Xeltis has announced initiation of a clinical trial evaluating Axess, which it claims is the first ever restorative synthetic haemodialysis access graft. Several patients with kidney failure or advanced kidney disease requiring dialysis have already been successfully implanted as part of the European first-in-human trial to date, a press release states.
Axess grafts enable early puncturing, or initiation of dialysis, shortly after implanting—according to a Xeltis press release. Overtime, they turn into living blood vessels as their porous microstructure is colonised by the patient’s own tissue.
Today, the release continues, patients with kidney failure may wait for months, sometimes in vain, for their fistula to mature into a functional dialysis access, or they will use synthetic grafts that have limited durability and are prone to clotting and infections.

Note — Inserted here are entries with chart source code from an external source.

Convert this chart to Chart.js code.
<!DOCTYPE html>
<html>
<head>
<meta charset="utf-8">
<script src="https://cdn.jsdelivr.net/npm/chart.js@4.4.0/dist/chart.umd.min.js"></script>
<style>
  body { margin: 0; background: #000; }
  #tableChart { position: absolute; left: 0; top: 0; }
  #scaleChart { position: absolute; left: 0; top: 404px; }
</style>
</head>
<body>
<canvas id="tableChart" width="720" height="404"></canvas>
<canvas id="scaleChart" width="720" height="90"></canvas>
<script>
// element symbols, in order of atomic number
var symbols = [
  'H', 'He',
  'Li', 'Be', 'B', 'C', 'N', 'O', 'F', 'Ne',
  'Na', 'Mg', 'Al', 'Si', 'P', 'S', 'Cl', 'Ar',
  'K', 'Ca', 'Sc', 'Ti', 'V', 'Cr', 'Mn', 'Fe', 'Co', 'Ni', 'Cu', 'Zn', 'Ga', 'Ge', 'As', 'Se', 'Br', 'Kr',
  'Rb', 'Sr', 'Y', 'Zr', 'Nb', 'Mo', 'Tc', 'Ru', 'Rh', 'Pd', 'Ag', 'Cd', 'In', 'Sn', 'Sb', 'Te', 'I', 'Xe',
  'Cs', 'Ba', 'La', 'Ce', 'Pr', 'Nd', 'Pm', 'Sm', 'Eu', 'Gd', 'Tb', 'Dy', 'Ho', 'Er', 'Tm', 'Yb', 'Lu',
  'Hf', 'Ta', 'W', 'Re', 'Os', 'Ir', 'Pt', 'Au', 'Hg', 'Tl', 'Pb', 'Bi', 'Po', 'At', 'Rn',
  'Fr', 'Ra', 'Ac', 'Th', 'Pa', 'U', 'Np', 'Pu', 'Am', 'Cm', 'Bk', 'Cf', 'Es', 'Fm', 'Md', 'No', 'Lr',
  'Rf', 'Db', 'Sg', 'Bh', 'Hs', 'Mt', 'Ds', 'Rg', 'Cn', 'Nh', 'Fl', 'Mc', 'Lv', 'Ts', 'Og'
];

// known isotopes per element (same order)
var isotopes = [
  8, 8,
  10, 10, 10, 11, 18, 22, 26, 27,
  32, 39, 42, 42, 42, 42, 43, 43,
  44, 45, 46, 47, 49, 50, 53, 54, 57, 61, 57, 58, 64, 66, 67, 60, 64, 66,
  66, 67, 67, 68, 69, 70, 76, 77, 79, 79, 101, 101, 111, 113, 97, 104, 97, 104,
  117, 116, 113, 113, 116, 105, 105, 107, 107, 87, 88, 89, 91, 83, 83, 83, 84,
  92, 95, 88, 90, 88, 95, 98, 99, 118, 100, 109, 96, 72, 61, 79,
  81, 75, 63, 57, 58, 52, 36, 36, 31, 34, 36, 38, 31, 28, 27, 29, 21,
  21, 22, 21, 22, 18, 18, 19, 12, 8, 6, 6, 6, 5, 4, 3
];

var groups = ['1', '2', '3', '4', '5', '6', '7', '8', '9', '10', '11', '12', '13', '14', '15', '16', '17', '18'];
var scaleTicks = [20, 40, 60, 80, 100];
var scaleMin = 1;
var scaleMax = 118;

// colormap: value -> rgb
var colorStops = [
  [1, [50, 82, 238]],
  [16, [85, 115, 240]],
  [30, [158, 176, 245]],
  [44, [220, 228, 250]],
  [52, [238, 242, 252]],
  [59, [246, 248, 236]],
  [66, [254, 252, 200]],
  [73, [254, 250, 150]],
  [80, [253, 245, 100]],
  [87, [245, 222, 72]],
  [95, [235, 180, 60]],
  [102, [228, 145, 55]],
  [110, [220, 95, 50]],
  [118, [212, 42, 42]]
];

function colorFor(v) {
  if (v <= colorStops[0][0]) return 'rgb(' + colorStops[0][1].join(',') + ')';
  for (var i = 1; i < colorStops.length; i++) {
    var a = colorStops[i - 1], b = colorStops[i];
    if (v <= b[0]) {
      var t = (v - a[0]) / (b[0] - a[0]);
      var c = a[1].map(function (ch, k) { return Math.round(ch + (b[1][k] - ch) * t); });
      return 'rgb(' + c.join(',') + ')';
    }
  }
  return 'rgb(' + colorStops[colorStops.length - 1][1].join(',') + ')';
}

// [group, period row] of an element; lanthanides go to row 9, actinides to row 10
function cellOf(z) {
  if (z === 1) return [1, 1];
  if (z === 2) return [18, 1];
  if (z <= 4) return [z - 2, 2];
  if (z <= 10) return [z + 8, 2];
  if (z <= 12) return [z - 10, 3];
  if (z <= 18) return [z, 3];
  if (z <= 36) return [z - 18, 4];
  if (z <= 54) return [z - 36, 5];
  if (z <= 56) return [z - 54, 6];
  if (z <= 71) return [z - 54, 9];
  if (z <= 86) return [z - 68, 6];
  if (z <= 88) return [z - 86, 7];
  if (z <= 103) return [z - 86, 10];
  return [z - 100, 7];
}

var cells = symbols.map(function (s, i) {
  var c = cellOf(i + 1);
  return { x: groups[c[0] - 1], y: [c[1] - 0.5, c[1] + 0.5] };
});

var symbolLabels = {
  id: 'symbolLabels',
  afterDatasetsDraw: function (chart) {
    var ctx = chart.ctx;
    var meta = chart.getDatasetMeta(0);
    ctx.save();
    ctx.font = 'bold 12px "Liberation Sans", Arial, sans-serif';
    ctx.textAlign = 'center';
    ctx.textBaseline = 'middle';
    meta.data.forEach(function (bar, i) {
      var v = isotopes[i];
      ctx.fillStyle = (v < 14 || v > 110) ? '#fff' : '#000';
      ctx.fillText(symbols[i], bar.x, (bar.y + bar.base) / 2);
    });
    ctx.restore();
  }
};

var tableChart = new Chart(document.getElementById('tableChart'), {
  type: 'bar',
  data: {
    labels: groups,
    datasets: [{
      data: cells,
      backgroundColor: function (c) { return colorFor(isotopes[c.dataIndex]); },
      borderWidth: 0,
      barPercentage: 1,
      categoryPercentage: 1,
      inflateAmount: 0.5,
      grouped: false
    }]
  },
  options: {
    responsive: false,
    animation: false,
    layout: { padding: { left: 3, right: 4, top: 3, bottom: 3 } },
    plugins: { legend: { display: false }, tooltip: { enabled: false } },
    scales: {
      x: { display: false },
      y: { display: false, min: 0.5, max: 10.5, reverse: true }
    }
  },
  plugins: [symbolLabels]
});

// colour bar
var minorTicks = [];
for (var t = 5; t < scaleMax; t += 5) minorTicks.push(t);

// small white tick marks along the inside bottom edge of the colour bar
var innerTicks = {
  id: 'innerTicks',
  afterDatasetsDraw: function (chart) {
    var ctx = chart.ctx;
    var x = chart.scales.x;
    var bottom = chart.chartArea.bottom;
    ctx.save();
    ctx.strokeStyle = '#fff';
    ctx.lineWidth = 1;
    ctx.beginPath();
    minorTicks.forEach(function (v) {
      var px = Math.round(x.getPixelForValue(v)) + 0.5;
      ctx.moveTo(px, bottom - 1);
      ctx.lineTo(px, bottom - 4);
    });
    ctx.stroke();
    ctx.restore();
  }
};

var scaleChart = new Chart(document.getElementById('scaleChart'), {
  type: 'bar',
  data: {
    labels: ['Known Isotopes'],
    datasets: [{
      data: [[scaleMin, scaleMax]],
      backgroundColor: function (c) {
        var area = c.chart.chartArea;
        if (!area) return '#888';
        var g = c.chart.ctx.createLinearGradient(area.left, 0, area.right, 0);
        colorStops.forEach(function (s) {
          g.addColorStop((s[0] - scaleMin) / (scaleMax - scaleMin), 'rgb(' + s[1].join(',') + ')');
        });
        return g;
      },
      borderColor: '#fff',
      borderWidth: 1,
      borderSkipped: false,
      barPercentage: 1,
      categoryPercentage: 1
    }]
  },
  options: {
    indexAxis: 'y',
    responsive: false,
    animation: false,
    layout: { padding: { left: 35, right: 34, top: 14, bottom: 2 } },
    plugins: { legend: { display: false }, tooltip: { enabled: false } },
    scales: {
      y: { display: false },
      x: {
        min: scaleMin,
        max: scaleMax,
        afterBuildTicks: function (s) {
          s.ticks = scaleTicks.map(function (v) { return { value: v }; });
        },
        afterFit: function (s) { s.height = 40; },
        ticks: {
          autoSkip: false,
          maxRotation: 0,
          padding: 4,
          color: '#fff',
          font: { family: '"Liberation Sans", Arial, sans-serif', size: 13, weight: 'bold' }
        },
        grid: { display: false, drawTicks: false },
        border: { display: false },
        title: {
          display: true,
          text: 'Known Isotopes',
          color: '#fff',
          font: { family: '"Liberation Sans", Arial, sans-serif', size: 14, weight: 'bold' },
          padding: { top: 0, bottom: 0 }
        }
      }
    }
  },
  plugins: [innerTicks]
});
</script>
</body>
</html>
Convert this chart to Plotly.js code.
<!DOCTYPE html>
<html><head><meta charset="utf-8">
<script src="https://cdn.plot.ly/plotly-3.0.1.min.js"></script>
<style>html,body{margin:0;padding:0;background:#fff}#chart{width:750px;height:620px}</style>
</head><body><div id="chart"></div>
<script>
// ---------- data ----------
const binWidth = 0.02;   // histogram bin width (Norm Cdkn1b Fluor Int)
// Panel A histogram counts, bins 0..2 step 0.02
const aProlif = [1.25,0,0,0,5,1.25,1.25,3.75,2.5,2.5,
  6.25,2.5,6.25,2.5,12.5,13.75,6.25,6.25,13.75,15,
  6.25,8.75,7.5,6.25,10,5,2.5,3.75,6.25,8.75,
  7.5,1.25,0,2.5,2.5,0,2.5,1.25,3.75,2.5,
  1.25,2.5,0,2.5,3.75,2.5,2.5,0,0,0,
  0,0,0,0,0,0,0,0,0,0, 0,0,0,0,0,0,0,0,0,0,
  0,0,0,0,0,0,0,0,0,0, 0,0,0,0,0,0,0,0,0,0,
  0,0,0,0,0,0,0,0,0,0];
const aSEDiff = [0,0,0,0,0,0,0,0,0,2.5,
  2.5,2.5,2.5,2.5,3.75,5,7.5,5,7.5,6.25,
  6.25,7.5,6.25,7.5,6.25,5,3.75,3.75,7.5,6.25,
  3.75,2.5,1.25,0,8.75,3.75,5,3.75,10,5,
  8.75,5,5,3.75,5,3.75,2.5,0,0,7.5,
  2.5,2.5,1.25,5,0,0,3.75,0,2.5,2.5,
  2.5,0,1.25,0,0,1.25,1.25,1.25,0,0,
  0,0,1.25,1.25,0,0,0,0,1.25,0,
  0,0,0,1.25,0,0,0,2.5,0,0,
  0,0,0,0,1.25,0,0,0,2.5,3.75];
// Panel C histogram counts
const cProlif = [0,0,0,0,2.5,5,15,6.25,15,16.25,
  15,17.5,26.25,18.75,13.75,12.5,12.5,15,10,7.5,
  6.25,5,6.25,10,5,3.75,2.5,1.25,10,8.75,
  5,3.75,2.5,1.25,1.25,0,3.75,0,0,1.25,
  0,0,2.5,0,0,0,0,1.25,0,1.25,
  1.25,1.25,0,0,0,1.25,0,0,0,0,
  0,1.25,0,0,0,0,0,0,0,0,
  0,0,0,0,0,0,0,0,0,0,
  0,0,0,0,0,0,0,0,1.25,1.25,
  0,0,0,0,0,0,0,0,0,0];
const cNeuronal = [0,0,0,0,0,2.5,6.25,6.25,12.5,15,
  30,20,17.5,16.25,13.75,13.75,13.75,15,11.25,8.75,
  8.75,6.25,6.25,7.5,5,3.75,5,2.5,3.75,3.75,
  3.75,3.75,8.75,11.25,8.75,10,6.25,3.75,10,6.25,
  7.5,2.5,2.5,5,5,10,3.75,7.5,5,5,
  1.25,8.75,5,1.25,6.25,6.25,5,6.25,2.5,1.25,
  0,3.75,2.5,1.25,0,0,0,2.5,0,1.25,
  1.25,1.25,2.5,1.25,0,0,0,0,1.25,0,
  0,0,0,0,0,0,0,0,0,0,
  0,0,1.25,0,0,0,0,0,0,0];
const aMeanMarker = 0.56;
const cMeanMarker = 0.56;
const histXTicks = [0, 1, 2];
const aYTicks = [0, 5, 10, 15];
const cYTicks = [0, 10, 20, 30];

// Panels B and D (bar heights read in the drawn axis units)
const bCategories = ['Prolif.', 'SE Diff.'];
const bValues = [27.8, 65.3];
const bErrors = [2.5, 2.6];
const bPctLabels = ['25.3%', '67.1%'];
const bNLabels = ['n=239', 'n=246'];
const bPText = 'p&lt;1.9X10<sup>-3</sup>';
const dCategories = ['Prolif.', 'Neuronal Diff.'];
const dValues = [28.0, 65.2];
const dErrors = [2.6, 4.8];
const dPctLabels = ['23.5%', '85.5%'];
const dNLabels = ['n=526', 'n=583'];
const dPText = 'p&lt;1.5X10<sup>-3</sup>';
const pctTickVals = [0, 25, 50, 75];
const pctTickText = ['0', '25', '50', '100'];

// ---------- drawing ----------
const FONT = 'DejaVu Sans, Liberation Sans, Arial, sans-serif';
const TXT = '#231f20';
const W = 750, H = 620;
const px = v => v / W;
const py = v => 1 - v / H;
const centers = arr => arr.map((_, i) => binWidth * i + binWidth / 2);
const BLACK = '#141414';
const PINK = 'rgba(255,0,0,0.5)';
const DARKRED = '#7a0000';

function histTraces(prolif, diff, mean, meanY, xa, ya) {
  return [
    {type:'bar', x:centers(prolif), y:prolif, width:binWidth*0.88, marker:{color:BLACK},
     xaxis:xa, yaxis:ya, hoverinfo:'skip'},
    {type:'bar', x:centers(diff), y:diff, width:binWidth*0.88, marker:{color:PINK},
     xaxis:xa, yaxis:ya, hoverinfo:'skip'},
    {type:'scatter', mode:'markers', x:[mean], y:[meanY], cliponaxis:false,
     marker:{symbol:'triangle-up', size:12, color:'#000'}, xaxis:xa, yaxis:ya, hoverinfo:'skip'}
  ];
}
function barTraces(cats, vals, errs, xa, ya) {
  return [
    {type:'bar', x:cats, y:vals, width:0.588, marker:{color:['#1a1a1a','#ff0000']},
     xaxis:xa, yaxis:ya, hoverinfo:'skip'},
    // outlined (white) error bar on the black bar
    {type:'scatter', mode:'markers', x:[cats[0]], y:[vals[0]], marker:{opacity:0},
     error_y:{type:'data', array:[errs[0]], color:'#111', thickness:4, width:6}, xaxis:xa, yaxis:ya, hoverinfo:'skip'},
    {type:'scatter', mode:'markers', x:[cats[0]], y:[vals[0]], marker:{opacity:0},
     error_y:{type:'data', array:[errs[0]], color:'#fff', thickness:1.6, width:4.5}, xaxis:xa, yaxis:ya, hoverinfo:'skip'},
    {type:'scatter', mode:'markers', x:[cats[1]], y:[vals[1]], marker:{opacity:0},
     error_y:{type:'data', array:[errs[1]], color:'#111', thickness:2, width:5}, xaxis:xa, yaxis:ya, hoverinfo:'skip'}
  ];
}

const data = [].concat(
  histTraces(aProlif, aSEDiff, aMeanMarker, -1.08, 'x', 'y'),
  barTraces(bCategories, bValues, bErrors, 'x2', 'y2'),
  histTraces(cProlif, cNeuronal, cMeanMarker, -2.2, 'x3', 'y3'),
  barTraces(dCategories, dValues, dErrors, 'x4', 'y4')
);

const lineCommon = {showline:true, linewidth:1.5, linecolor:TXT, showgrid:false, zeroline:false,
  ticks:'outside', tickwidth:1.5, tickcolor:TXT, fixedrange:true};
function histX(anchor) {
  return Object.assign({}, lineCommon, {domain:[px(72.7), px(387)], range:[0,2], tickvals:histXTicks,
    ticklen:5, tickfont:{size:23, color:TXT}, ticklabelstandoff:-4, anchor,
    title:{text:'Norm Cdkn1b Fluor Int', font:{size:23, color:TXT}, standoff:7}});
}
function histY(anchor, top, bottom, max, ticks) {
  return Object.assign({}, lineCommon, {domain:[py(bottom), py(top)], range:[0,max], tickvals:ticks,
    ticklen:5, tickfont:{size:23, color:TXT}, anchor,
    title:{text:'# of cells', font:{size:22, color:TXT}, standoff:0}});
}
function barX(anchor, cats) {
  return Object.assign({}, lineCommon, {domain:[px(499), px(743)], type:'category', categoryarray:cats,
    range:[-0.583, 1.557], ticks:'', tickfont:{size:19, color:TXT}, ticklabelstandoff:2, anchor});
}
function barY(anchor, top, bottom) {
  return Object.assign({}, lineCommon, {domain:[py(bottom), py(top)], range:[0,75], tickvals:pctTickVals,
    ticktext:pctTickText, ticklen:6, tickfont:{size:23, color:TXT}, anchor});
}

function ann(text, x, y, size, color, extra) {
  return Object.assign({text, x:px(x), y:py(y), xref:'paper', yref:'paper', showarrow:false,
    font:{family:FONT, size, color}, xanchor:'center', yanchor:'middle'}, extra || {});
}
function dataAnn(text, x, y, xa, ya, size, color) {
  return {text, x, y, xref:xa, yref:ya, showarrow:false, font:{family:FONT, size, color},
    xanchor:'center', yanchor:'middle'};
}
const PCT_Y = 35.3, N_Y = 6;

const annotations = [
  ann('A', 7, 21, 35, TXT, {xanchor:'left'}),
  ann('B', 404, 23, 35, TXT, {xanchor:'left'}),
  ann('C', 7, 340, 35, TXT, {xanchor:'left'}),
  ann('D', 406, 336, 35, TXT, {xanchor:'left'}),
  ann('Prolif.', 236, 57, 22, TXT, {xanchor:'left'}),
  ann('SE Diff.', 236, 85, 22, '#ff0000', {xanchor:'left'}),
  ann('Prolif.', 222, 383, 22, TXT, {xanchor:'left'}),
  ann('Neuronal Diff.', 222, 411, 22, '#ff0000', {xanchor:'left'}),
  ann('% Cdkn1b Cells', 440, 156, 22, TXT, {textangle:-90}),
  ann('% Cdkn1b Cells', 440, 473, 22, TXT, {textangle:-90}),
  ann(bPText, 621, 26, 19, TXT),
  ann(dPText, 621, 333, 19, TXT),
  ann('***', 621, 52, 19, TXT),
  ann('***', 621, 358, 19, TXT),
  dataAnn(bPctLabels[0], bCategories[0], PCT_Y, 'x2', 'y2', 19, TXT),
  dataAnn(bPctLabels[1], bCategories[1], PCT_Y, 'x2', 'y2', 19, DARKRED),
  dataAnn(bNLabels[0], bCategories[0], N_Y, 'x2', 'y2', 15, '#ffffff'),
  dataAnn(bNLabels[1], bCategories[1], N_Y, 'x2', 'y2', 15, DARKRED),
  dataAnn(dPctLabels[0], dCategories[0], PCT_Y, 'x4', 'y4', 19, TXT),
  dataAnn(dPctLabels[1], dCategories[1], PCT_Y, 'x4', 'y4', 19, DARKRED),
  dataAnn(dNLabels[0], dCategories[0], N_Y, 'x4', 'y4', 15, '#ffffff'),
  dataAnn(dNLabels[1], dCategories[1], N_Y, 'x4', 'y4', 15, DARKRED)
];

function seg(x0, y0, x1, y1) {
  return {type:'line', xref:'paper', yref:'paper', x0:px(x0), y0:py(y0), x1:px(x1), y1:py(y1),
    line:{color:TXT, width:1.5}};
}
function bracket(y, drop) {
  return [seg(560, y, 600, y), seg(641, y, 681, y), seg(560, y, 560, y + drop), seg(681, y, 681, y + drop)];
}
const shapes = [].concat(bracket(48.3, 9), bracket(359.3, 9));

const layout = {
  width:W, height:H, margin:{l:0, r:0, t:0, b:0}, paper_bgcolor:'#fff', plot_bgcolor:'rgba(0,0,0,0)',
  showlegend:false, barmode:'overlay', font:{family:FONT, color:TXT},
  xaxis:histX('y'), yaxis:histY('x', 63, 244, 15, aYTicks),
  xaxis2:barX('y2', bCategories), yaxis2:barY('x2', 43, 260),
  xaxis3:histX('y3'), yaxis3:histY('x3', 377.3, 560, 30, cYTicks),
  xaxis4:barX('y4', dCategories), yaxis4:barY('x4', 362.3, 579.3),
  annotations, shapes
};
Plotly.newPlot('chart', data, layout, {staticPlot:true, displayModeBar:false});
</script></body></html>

“An off-the-shelf haemodialysis access solution capable of turning into a patient’s living vessel would combine the benefits of arteriovenous fistulas and grafts with none of their current, limiting compromises,” said Matteo Tozzi, a vascular surgeon at the University of Insubria in Varese, Italy and one of the trial’s investigators. “Patients with renal failure would be relieved by a significant clinical, physical and psychological burden if access to dialysis became straightforward and reliable.”
The first-in-human Axess trial will evaluate the preliminary safety and performance of the graft in 15 end-stage kidney disease (ESKD) patients enrolled across five European sites. It is a prospective, single-arm, non-randomised feasibility study, according to Xeltis, and its primary endpoints are freedom from device-related serious adverse events during the first six months after implantation and functional patency rate at six months.
Xeltis also recently received €15 million in funding from the European Innovation Council (EIC) accelerator, comprising €2.5 million in grants and up to €12.5 million in equity that the company will use to support the clinical trial programme for its XABG device—a restorative coronary artery bypass graft (CABG).